- [Given instruction] Starting at the first line of the listing below, repeat each line up to and including the one containing "16, 15, 15];". Leave out pictures.

- [Given data]
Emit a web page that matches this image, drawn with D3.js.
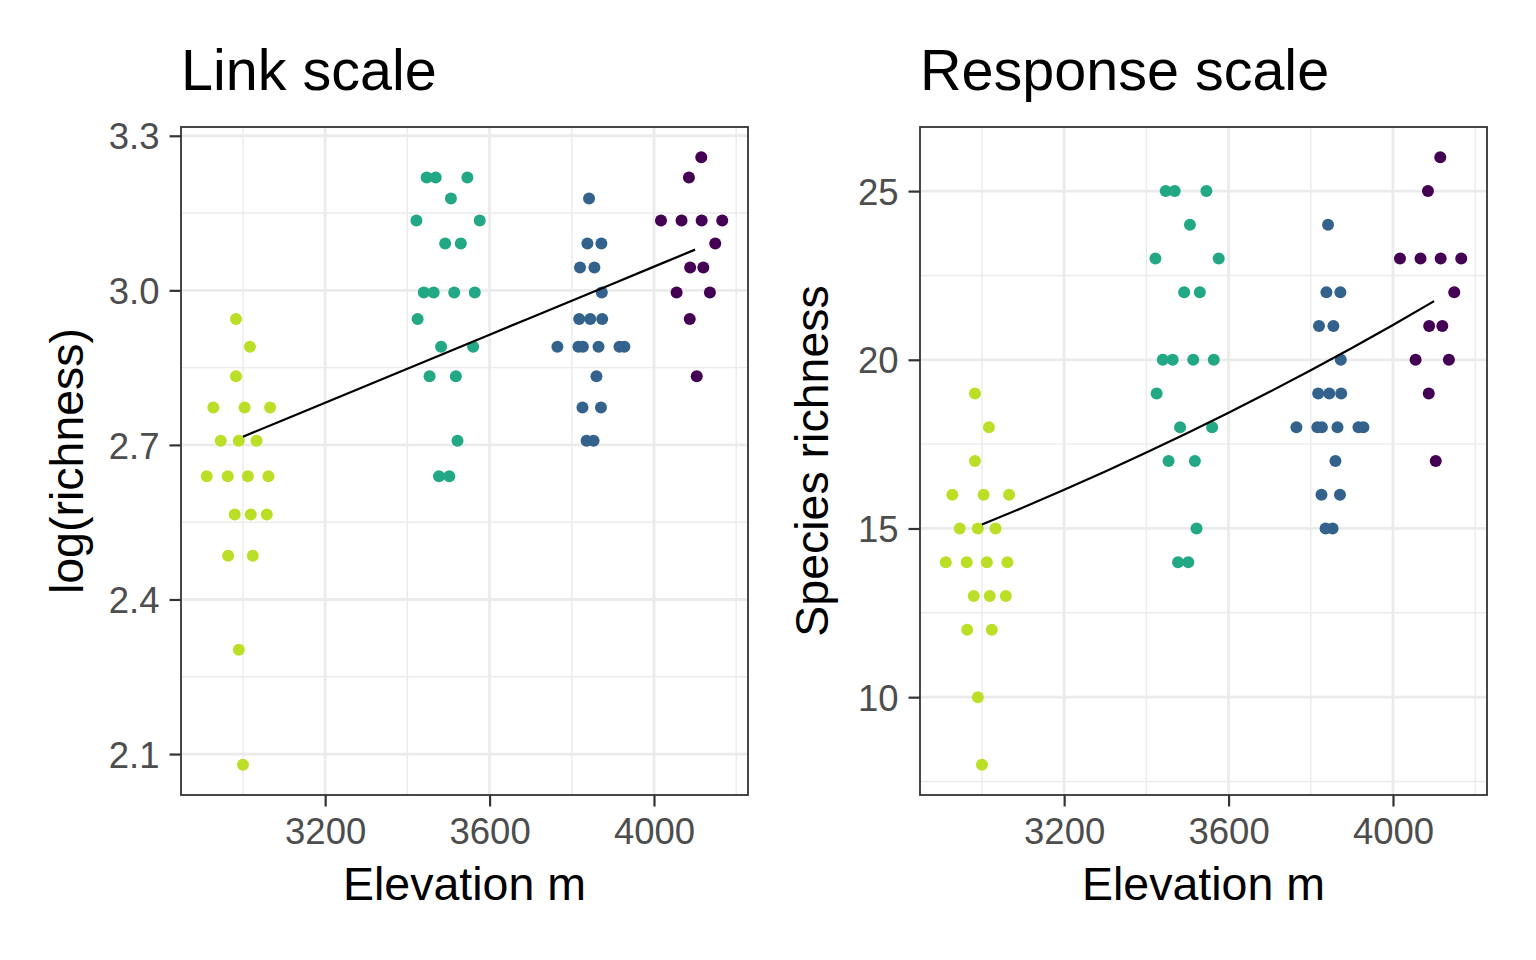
<!DOCTYPE html>
<html>
<head>
<meta charset="utf-8">
<script src="https://cdn.jsdelivr.net/npm/d3@7"></script>
<style>
  html, body { margin: 0; padding: 0; background: #ffffff; }
  svg { display: block; font-family: "Liberation Sans", Arial, Helvetica, sans-serif; }
</style>
</head>
<body>
<svg id="chart" width="1536" height="960"></svg>
<script>
// ---------------- DATA ----------------
// Four sites (ordered by elevation), jittered elevation (m) and species richness per plot
const siteColors = ["#BBDF27", "#22A884", "#33638D", "#440154"];

const site1Elev = [2983, 3017, 2983, 2928, 3004, 3066, 2946, 2990, 3033, 2912, 2963, 3012, 3062, 2980, 3019, 3058, 2964, 3024, 2990, 3000];
const site1Rich = [19, 18, 17, 16, 16, 16, 15, 15, 15, 14, 14, 14, 14, 13, 13, 13, 12, 12, 10, 8];

const site2Elev = [3447, 3469, 3546, 3506, 3422, 3576, 3492, 3530, 3440, 3464, 3514, 3564, 3425, 3482, 3560, 3454, 3518, 3522, 3477, 3502];
const site2Rich = [25, 25, 25, 24, 23, 23, 22, 22, 20, 20, 20, 20, 19, 18, 18, 17, 17, 15, 14, 14];

const site3Elev = [3842, 3838, 3872, 3820, 3855, 3873, 3818, 3845, 3874, 3765, 3816, 3827, 3865, 3916, 3928, 3860, 3826, 3871, 3836, 3853];
const site3Rich = [24, 22, 22, 21, 21, 20, 19, 19, 19, 18, 18, 18, 18, 18, 18, 17, 16, 16, 15, 15];

const site4Elev = [4115, 4085, 4017, 4067, 4116, 4166, 4149, 4088, 4120, 4055, 4136, 4087, 4104];
const site4Rich = [26, 25, 23, 23, 23, 23, 22, 21, 21, 20, 20, 19, 17];

// Fitted Poisson GLM (prediction line)
const fitElev = [3000, 3100, 3200, 3300, 3400, 3500, 3600, 3700, 3800, 3900, 4000, 4100];
const fitLink = [2.716, 2.749, 2.782, 2.815, 2.848, 2.881, 2.914, 2.947, 2.980, 3.013, 3.046, 3.079];
const fitResp = [15.12, 15.62, 16.15, 16.69, 17.25, 17.83, 18.43, 19.05, 19.69, 20.35, 21.03, 21.74];

// Axis ticks
const xMajor = [3200, 3600, 4000];
const xMinor = [3000, 3400, 3800, 4200];
const yLinkMajor = [2.1, 2.4, 2.7, 3.0, 3.3];
const yLinkMinor = [2.25, 2.55, 2.85, 3.15];
const yRespMajor = [10, 15, 20, 25];
const yRespMinor = [7.5, 12.5, 17.5, 22.5];

const titles = ["Link scale", "Response scale"];
const xTitle = "Elevation m";
const yTitles = ["log(richness)", "Species richness"];

// ---------------- BUILD ----------------
const sites = [
  [site1Elev, site1Rich], [site2Elev, site2Rich], [site3Elev, site3Rich], [site4Elev, site4Rich]
];
const points = [];
sites.forEach(([e, r], gi) => e.forEach((v, i) => points.push({elev: v, rich: r[i], g: gi})));
const fit = fitElev.map((e, i) => ({elev: e, link: fitLink[i], resp: fitResp[i]}));

const svg = d3.select("#chart");

function expand(ext, f) {
  const d = ext[1] - ext[0];
  return [ext[0] - d * f, ext[1] + d * f];
}

const panels = [
  {
    left: 181, right: 748, top: 127, bottom: 795,
    yVal: d => Math.log(d.rich), fitVal: d => d.link,
    yMajor: yLinkMajor, yMinor: yLinkMinor, fmt: d3.format(".1f"),
    title: titles[0], yTitle: yTitles[0], yTitleX: 83
  },
  {
    left: 920, right: 1487, top: 127, bottom: 795,
    yVal: d => d.rich, fitVal: d => d.resp,
    yMajor: yRespMajor, yMinor: yRespMinor, fmt: d3.format("d"),
    title: titles[1], yTitle: yTitles[1], yTitleX: 828
  }
];

const xDomain = expand(d3.extent(points, d => d.elev), 0.05);

panels.forEach(p => {
  const x = d3.scaleLinear().domain(xDomain).range([p.left, p.right]);
  const y = d3.scaleLinear().domain(expand(d3.extent(points, p.yVal), 0.05)).range([p.bottom, p.top]);
  const g = svg.append("g");

  g.append("rect").attr("x", p.left).attr("y", p.top)
    .attr("width", p.right - p.left).attr("height", p.bottom - p.top).attr("fill", "#ffffff");

  // minor grid
  g.append("g").selectAll("line").data(xMinor.filter(v => v >= xDomain[0] && v <= xDomain[1])).join("line")
    .attr("x1", d => x(d)).attr("x2", d => x(d)).attr("y1", p.top).attr("y2", p.bottom)
    .attr("stroke", "#EBEBEB").attr("stroke-width", 1.4);
  g.append("g").selectAll("line").data(p.yMinor.filter(v => v >= y.domain()[0] && v <= y.domain()[1])).join("line")
    .attr("x1", p.left).attr("x2", p.right).attr("y1", d => y(d)).attr("y2", d => y(d))
    .attr("stroke", "#EBEBEB").attr("stroke-width", 1.4);
  // major grid
  g.append("g").selectAll("line").data(xMajor).join("line")
    .attr("x1", d => x(d)).attr("x2", d => x(d)).attr("y1", p.top).attr("y2", p.bottom)
    .attr("stroke", "#EBEBEB").attr("stroke-width", 2.8);
  g.append("g").selectAll("line").data(p.yMajor).join("line")
    .attr("x1", p.left).attr("x2", p.right).attr("y1", d => y(d)).attr("y2", d => y(d))
    .attr("stroke", "#EBEBEB").attr("stroke-width", 2.8);

  // points
  g.append("g").selectAll("circle").data(points).join("circle")
    .attr("cx", d => x(d.elev)).attr("cy", d => y(p.yVal(d))).attr("r", 6)
    .attr("fill", d => siteColors[d.g]);

  // fit line
  g.append("path").datum(fit)
    .attr("d", d3.line().x(d => x(d.elev)).y(d => y(p.fitVal(d))))
    .attr("fill", "none").attr("stroke", "#000000").attr("stroke-width", 2.2);

  // border
  g.append("rect").attr("x", p.left).attr("y", p.top)
    .attr("width", p.right - p.left).attr("height", p.bottom - p.top)
    .attr("fill", "none").attr("stroke", "#333333").attr("stroke-width", 1.8);

  // axes
  const xAxis = d3.axisBottom(x).tickValues(xMajor).tickSize(11.5).tickPadding(12).tickFormat(d3.format("d"));
  const ax = g.append("g").attr("transform", `translate(0,${p.bottom})`).call(xAxis);
  const yAxis = d3.axisLeft(y).tickValues(p.yMajor).tickSize(11.5).tickPadding(10).tickFormat(p.fmt);
  const ay = g.append("g").attr("transform", `translate(${p.left},0)`).call(yAxis);
  [ax, ay].forEach(a => {
    a.select(".domain").remove();
    a.selectAll(".tick line").attr("stroke", "#333333").attr("stroke-width", 2.2);
    a.selectAll(".tick text").attr("fill", "#4D4D4D").attr("font-size", 36.5)
      .attr("font-family", "'Liberation Sans', Arial, Helvetica, sans-serif");
  });
  ax.selectAll(".tick text").attr("dy", "0.71em");
  ay.selectAll(".tick text").attr("dy", "0.36em");

  // titles
  g.append("text").attr("x", p.left).attr("y", 90).attr("font-size", 57.5).attr("fill", "#000")
    .text(p.title);
  g.append("text").attr("x", (p.left + p.right) / 2).attr("y", 900).attr("text-anchor", "middle")
    .attr("font-size", 46.5).attr("fill", "#000").text(xTitle);
  g.append("text")
    .attr("transform", `translate(${p.yTitleX},${(p.top + p.bottom) / 2}) rotate(-90)`)
    .attr("text-anchor", "middle").attr("font-size", 46.5).attr("fill", "#000").text(p.yTitle);
});
</script>
</body>
</html>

- [Expected answer]
Emit a web page that matches this image, drawn with D3.js.
<!DOCTYPE html>
<html>
<head>
<meta charset="utf-8">
<script src="https://cdn.jsdelivr.net/npm/d3@7"></script>
<style>
  html, body { margin: 0; padding: 0; background: #ffffff; }
  svg { display: block; font-family: "Liberation Sans", Arial, Helvetica, sans-serif; }
</style>
</head>
<body>
<svg id="chart" width="1536" height="960"></svg>
<script>
// ---------------- DATA ----------------
// Four sites (ordered by elevation), jittered elevation (m) and species richness per plot
const siteColors = ["#BBDF27", "#22A884", "#33638D", "#440154"];

const site1Elev = [2983, 3017, 2983, 2928, 3004, 3066, 2946, 2990, 3033, 2912, 2963, 3012, 3062, 2980, 3019, 3058, 2964, 3024, 2990, 3000];
const site1Rich = [19, 18, 17, 16, 16, 16, 15, 15, 15, 14, 14, 14, 14, 13, 13, 13, 12, 12, 10, 8];

const site2Elev = [3447, 3469, 3546, 3506, 3422, 3576, 3492, 3530, 3440, 3464, 3514, 3564, 3425, 3482, 3560, 3454, 3518, 3522, 3477, 3502];
const site2Rich = [25, 25, 25, 24, 23, 23, 22, 22, 20, 20, 20, 20, 19, 18, 18, 17, 17, 15, 14, 14];

const site3Elev = [3842, 3838, 3872, 3820, 3855, 3873, 3818, 3845, 3874, 3765, 3816, 3827, 3865, 3916, 3928, 3860, 3826, 3871, 3836, 3853];
const site3Rich = [24, 22, 22, 21, 21, 20, 19, 19, 19, 18, 18, 18, 18, 18, 18, 17, 16, 16, 15, 15];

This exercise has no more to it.